A curiosidade acerca do impulso para formular uma gramática foi o que levou Neves a pesquisar os gregos, primeiro povo no Ocidente a formalizar o estudo de seu idioma, de acordo com o latinista Carlos Renato Rosário de Jesus, da Universidade Estadual do Amazonas (UEA), que foi supervisionado por Neves em um projeto de pós-doutorado encerrado em 2020. Essa e outras questões são exploradas no livro A vertente grega da gramática tradicional (Hucitec, 1987), resultante da pesquisa de doutorado de Neves, revisado e reeditado em 2005 pela editora da Unesp. “É uma obra que explora questões filosóficas em torno da gramática, o que abre diversos caminhos de investigação”, afirma Jesus.

Em parceria com sua professora de grego na graduação, Daisi Malhadas, da Unesp, e uma orientanda que hoje é docente da mesma universidade, Maria Celeste Consolin Dezotti, Neves organizou o primeiro Dicionário grego-português, publicado inicialmente em cinco volumes entre 2006 e 2010, e reunido em volume único em 2022. Ela se referia a esse trabalho como um dos capítulos “mais significativos” de sua vida profissional.

A trajetória da linguista, que publicou mais de 20 livros, pode ser dividida em três vertentes principais. Os estudos em torno do grego e da gramática clássica constituem a primeira. Segundo o também linguista André Vinícius Lopes Coneglian, da Faculdade de Letras da Universidade Federal de Minas Gerais (Fale-UFMG), esse pode ser considerado o grande “ponto de entrada” de seu pensamento, aquele que orientou e organizou todo o conjunto de suas preocupações teóricas.

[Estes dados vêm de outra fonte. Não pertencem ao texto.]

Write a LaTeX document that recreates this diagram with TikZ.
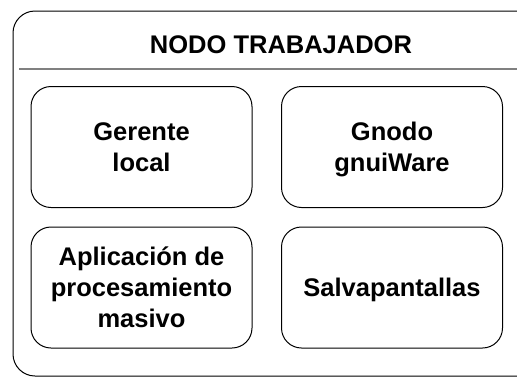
\documentclass[tikz,border=0pt]{standalone}
\usepackage{fontspec}
\setmainfont{Liberation Sans}

\begin{document}
\begin{tikzpicture}[x=1pt, y=-1pt,
    caja/.style={draw, rounded corners=20pt, line width=1pt,
        minimum width=221pt, minimum height=121pt, inner sep=0pt,
        text depth=0pt, align=center,
        font=\bfseries\fontsize{25.5}{31}\selectfont}]

    \useasboundingbox (0,0) rectangle (517,378);
    \clip (0,0) rectangle (517,378);

    \node[draw, rounded corners=22pt, line width=1pt,
        minimum width=536pt, minimum height=365pt] (nodo) at (281,193.5) {};
    \node[font=\bfseries\fontsize{25.5}{31}\selectfont] (titulo) at (281,45) {NODO TRABAJADOR};

    \coordinate (div-a) at (19,69);
    \coordinate (div-b) at (nodo.east |- div-a);
    \draw[gray, line width=1.5pt] (div-a) -- (div-b);

    \node[caja] (gerente) at (141.5,147) {Gerente\\local};
    \node[caja] (gnodo) at (392,147) {Gnodo\\gnuiWare};
    \node[caja] (aplicacion) at (141.5,287.5) {Aplicación de\\procesamiento\\masivo};
    \node[caja] (salva) at (392,287.5) {Salvapantallas};

\end{tikzpicture}
\end{document}
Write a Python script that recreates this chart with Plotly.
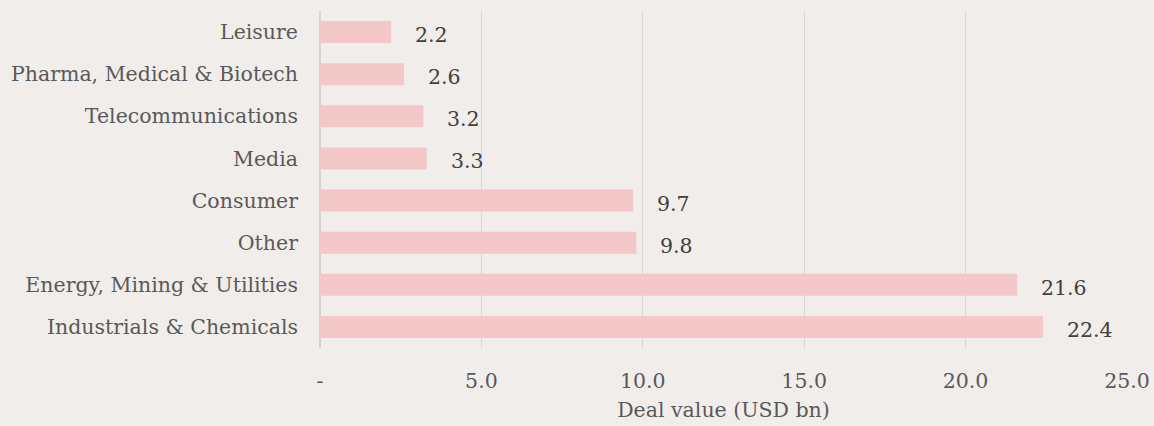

A segunda vertente é a da teoria funcionalista da gramática, da qual a professora da Unesp foi também um dos principais expoentes no Brasil. Essa teoria surgiu simultaneamente em diferentes partes do mundo na segunda metade do século XX, quando linguistas passaram a se dedicar às questões da gramática, a partir de suas próprias teorias sobre o modo como as pessoas se comunicam com o idioma, oralmente ou por escrito, segundo Jesus. “Maria Helena não se filiou a uma vertente funcionalista específica, mas construiu uma visão própria a partir de várias influências”, observa Coneglian. “Sua gramática é organizada com base na construção de enunciados. Categorias como substantivo, verbo e adjetivo são submetidas ao processo pelo qual a linguagem se constrói. Nesse processo, o verbo tem posição central e em torno dele são distribuídos os participantes do enunciado”, resume. Duas obras são apontadas como fundamentais nessa vertente do trabalho de Neves: a Gramática de usos do português (Editora Unesp, 2000) e o Dicionário de usos do português (Ática, 2002, em coautoria com Francisco da Silva Borba e Sebastião Expedito Ignácio e outros).

A terceira vertente da trajetória de Neves é o próprio ensino da língua portuguesa. Um dos livros que a linguista deixou pronto para publicação, em coautoria com Coneglian, se chama Laboratório de ensino de gramática. Destinado a professores em formação inicial e continuada, nos cursos de letras ou pedagogia, deve ser lançado este ano pela editora Contexto. Segundo Coneglian, o livro oferece propostas de exercício a partir de pontos teóricos das gramáticas de usos desenvolvidas por Neves. “Formular exercícios é uma das coisas mais difíceis para o professor que está começando. O aluno de pedagogia pouco aprende a prepará-los”, observa o professor da UFMG.

Seus colegas e estudantes se referem à linguista como uma pessoa enérgica, que fazia questão de manter uma comunicação constante com orientandos e colaboradores. “Comecei a interagir com ela quando ainda estava na graduação e rapidamente percebi que era muito dedicada aos orientandos”, recorda Coneglian, orientando da linguista no mestrado e doutorado. “Eu ainda nem era oficialmente seu aluno e já nos reuníamos toda semana. Eu mandava textos e ela os devolvia corrigidos.” “Receber a notícia de sua morte foi como ouvir que faleceu uma pessoa jovem, não uma nonagenária. Porque ela era muito ativa, cheia de projetos e novas ideias”, diz Jesus. A linguista seguia trabalhando intensamente. Orientava pesquisas, redigia artigos e deixou três livros no prelo. Em fevereiro, recebeu o prêmio Ester Sabino, instituído no ano anterior pelo governo do estado de São Paulo para homenagear mulheres cientistas.

Para Coneglian, o amor à linguagem sintetiza a personalidade de Maria Helena de Moura Neves. Foi uma paixão que começou de forma espontânea durante sua infância no interior de São Paulo. Seus pais, professores primários, assinavam revistas em espanhol e italiano e ela se dedicava a comparar as estruturas desses idiomas com a do português.

Sobre a carga de trabalho, que a levava a jornadas de até 20 horas por dia, a professora não reclamava de peso excessivo. Dizia que envolvia um grande prazer. Seu principal contentamento, porém, vinha da vida familiar, relata Coneglian: Neves gostava de relatar para os colegas os almoços que preparava aos domingos para os dois filhos (o terceiro morreu ainda jovem), sete netos e seis bisnetos, além do genro e da nora, que também considerava como filhos. Era viúva desde 2010. Tinha 91 anos.